Dell (Nasdaq: DELL), the bellwether PC company (and Motley Fool Stock Advisor pick), has used Intel (Nasdaq: INTC) microprocessors forever. Intel Inside. Exclusively. Intel's biggest rival, AMD (NYSE: AMD), has been pursuing Dell forever to offer computers running its chip. A look back through the Fool archives has mentions of a potential Dell/AMD collaboration from last year, the year before, all the way back to about, oh, 1926.

A research report from Susquehanna Financial Group analyst Tai Nguyen noted that Dell is designing two dual-processor servers based upon AMD's Opteron processors. If this is true, it would represent a major victory for AMD: All of the other big-box makers, including Gateway (NYSE: GTW), Hewlett Packard (NYSE: HWQ), IBM (NYSE: IBM), and Sun Microsystems (Nasdaq: SUNW), ship products running AMD microprocessors. But they're not Dell.

Dell's "special relationship" with Intel has traditionally meant that when Intel releases a new product, Dell gets first crack.
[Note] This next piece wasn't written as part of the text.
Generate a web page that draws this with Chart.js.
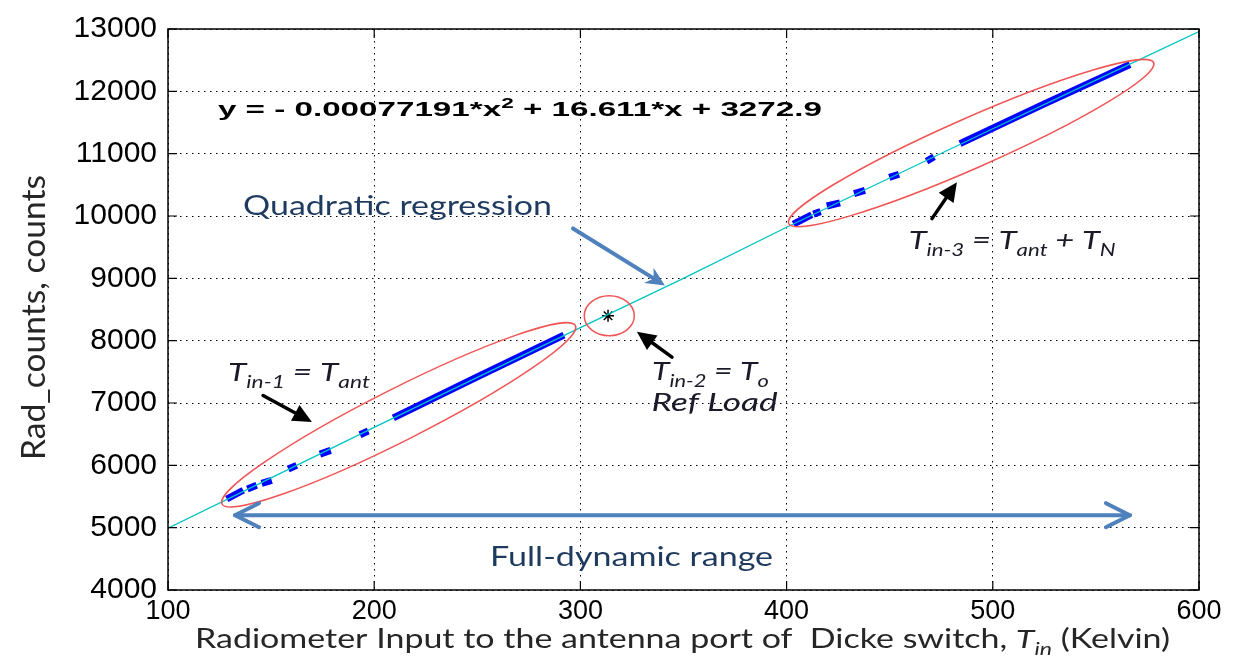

This works out great as long as Intel's driving the chip-design horse. But many industry experts have pointed out that AMD has a long history of design wins over Intel, and the recent decision by Intel to offer a chip modeled on Opteron silicon represents a bit of a watershed. These chips can process data at 32 bits, but can scale up to 64 bits for more calculation-intensive applications.

But AMD's been claiming design and processing speed victories for years. Nothing has really helped: Intel still has the outward appearance of a juggernaut, and AMD's various production problems over time have given manufacturers just enough excuse to stay with the proven leader in Intel. AMD hopes that by breaking into some Dell designs, Joe Consumer's perceptions would begin to change. For whatever reason, the fact that Hewlett and IBM, among others, have launched AMD-based products isn't as important to perception as whether the dam breaks at Dell.

This would spell trouble for Intel. Not because Dell is suddenly going to start throwing Intel chips and designs onto the slag heap -- I'd expect that the amount of AMD-driven gear that Dell would sell would comprise a small portion of its overall gross. But given Dell's special relationship with Intel, the only reason that the company would move to the Opteron or Athlon chips from AMD would be due to customer demand. The PC business remains quite hairy and brutally competitive. Due in no small part to its growth trajectory and superior economic model, Dell used to be able to be a bit schoolmarmy with its customers, in effect saying "We choose Intel because it's the best for you." But if customers are demanding AMD, then what does this say about Intel's carefully groomed image?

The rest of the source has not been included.